Because of poor health, in 1874 he returned to England. The following year his half-sister, Lillian Mary, was born, his father having remarried. He returned to China, in the tea trade, until 1877, when he returned aaain to England and was in the tea business there with a Mr Oliver.

He married Emily Cremer in May 1880 at St Luke's Church, Lower Norwood. His business did not prosper as well as it should have and in 1889 he decided to emigrate to Australia.

They went on board the Rodney on 29 May 1889. The ship left Gravesend on 31 May, arriving in Sydney Harbour on 22 August. He had letters of introduction to people in Sydney, but, as there were no opportunities for work there, they left for Tasmania on ss Oonah on 13 September, arriving in Hobart on the 16th. Here he obtained a job with the Examiner, a Launceston daily newspaper. His wife contracted typhoid fever and died the following January.

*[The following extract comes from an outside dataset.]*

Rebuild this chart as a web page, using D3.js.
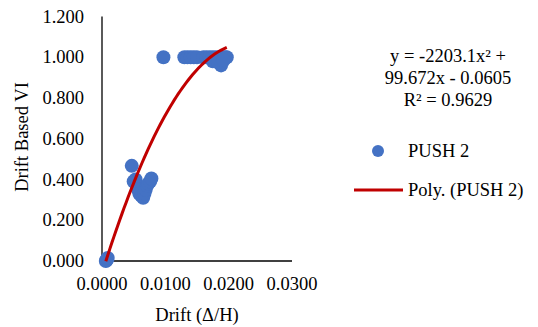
<!DOCTYPE html>
<html>
<head>
<meta charset="utf-8">
<script src="https://cdn.jsdelivr.net/npm/d3@7"></script>
<style>
  body { margin: 0; background: #fff; }
  svg text { font-family: "Liberation Serif", "Times New Roman", serif; fill: #000; }
</style>
</head>
<body>
<svg width="538" height="327"></svg>
<script>
// PUSH 2 points (drift, drift based VI)
var driftX = [0.0006, 0.0007, 0.0008, 0.0009,
    0.0047, 0.0050, 0.0053, 0.0055, 0.0057, 0.0059, 0.0062, 0.0065, 0.0067, 0.0069, 0.0071, 0.0073, 0.0076, 0.0078,
    0.0097, 0.0130, 0.0135, 0.0140, 0.0145, 0.0150, 0.0160, 0.0165, 0.0170, 0.0175, 0.0180, 0.0185, 0.0190, 0.0195, 0.0197,
    0.0175, 0.0183, 0.0188, 0.0192]
var viY = [0.000, 0.004, 0.008, 0.015,
    0.467, 0.390, 0.400, 0.370, 0.350, 0.330, 0.320, 0.310, 0.330, 0.350, 0.370, 0.380, 0.390, 0.405,
    1.000, 1.000, 1.000, 1.000, 1.000, 1.000, 1.000, 1.000, 1.000, 1.000, 1.000, 1.000, 1.000, 1.000, 1.000,
    0.980, 0.975, 0.960, 0.985]

// trendline coefficients (a x^2 + b x + c)
var polyCoef = [-2203.1, 99.672, -0.0605]
var eqLines = ['y = -2203.1x\u00b2 +', '99.672x - 0.0605', 'R\u00b2 = 0.9629']

var yTicks = [0, 0.2, 0.4, 0.6, 0.8, 1.0, 1.2]
var xTicks = [0, 0.01, 0.02, 0.03]

var svg = d3.select('svg')

var x = d3.scaleLinear().domain([0, 0.03]).range([102, 292])
var y = d3.scaleLinear().domain([0, 1.2]).range([261, 16.5])

// axes lines
svg.append('line')
    .attr('x1', x(0)).attr('y1', y(1.2))
    .attr('x2', x(0)).attr('y2', y(0))
    .attr('stroke', '#000').attr('stroke-width', 1.3)
svg.append('line')
    .attr('x1', x(0)).attr('y1', y(0))
    .attr('x2', x(0.03)).attr('y2', y(0))
    .attr('stroke', '#000').attr('stroke-width', 1.3)

// tick labels
svg.selectAll('.ytick')
    .data(yTicks)
    .enter()
    .append('text')
    .attr('class', 'ytick')
    .attr('x', 84)
    .attr('y', d => y(d) + 6)
    .attr('text-anchor', 'end')
    .style('font-size', '18.5px')
    .text(d => d3.format('.3f')(d))

svg.selectAll('.xtick')
    .data(xTicks)
    .enter()
    .append('text')
    .attr('class', 'xtick')
    .attr('x', d => x(d))
    .attr('y', 290)
    .attr('text-anchor', 'middle')
    .style('font-size', '18.5px')
    .text(d => d3.format('.4f')(d))

// axis titles
svg.append('text')
    .attr('transform', 'translate(28,137) rotate(-90)')
    .attr('text-anchor', 'middle')
    .style('font-size', '18.5px')
    .text('Drift Based VI')

svg.append('text')
    .attr('x', 197)
    .attr('y', 321)
    .attr('text-anchor', 'middle')
    .style('font-size', '18.5px')
    .text('Drift (\u0394/H)')

// points
var pts = driftX.map((d, i) => [d, viY[i]])
svg.selectAll('.pt')
    .data(pts)
    .enter()
    .append('circle')
    .attr('class', 'pt')
    .attr('cx', d => x(d[0]))
    .attr('cy', d => y(d[1]))
    .attr('r', 7)
    .attr('fill', '#4472C4')

// polynomial trendline over data range
var xmin = d3.min(driftX), xmax = d3.max(driftX)
var trend = d3.range(0, 61).map(function (i) {
    var t = xmin + (xmax - xmin) * i / 60
    return [t, polyCoef[0] * t * t + polyCoef[1] * t + polyCoef[2]]
})
svg.append('path')
    .datum(trend)
    .attr('d', d3.line().x(d => x(d[0])).y(d => y(d[1])))
    .attr('fill', 'none')
    .attr('stroke', '#C00000')
    .attr('stroke-width', 3)

// equation
svg.selectAll('.eq')
    .data(eqLines)
    .enter()
    .append('text')
    .attr('class', 'eq')
    .attr('x', 448)
    .attr('y', (d, i) => 62 + i * 22)
    .attr('text-anchor', 'middle')
    .style('font-size', '18.5px')
    .text(d => d)

// legend
svg.append('circle')
    .attr('cx', 378).attr('cy', 151).attr('r', 6)
    .attr('fill', '#4472C4')
svg.append('text')
    .attr('x', 408).attr('y', 157)
    .style('font-size', '18.5px')
    .text('PUSH 2')

svg.append('line')
    .attr('x1', 354).attr('y1', 190)
    .attr('x2', 403).attr('y2', 190)
    .attr('stroke', '#C00000')
    .attr('stroke-width', 3)
svg.append('text')
    .attr('x', 408).attr('y', 196)
    .style('font-size', '18.5px')
    .text('Poly. (PUSH 2)')
</script>
</body>
</html>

He relinquished his position with the Examiner and proceeded to New Zealand, but things did not go well there and he later returned to Launceston. His future father-in-law, Alfred Field, was working at the Examiner as a collector and that was how he came to know the family.

Before leaving New Zealand, John had written to him and he had arranged for him to work as an accountant with Alfred Harrop and Son, commencing on 29 May 1891, in their Wool and Real Estate section.

In Launceston John boarded with the Field family at Beacon Lodge, Hillside Crescent, and met his second wife, Ada Elizabeth Field. They were married on Wednesday, 22 June 1892, and had a brief honeymoon in Hobart, returning to Launceston on the 29th of the month, and taking up their abode at Devon Cottage, Howick Street.

John had started work with Alfred Harrap and Son at the age of 42 and continued there until July 1926, when failing health made it imperative for him to give up at the age of 77 years. The family wanted him to retire much earlier, but he persisted as long as ho could. He died on 18 March 1930 at the age of 81. Ada had died from pneumonia on 17 January 1921 at the age of 55.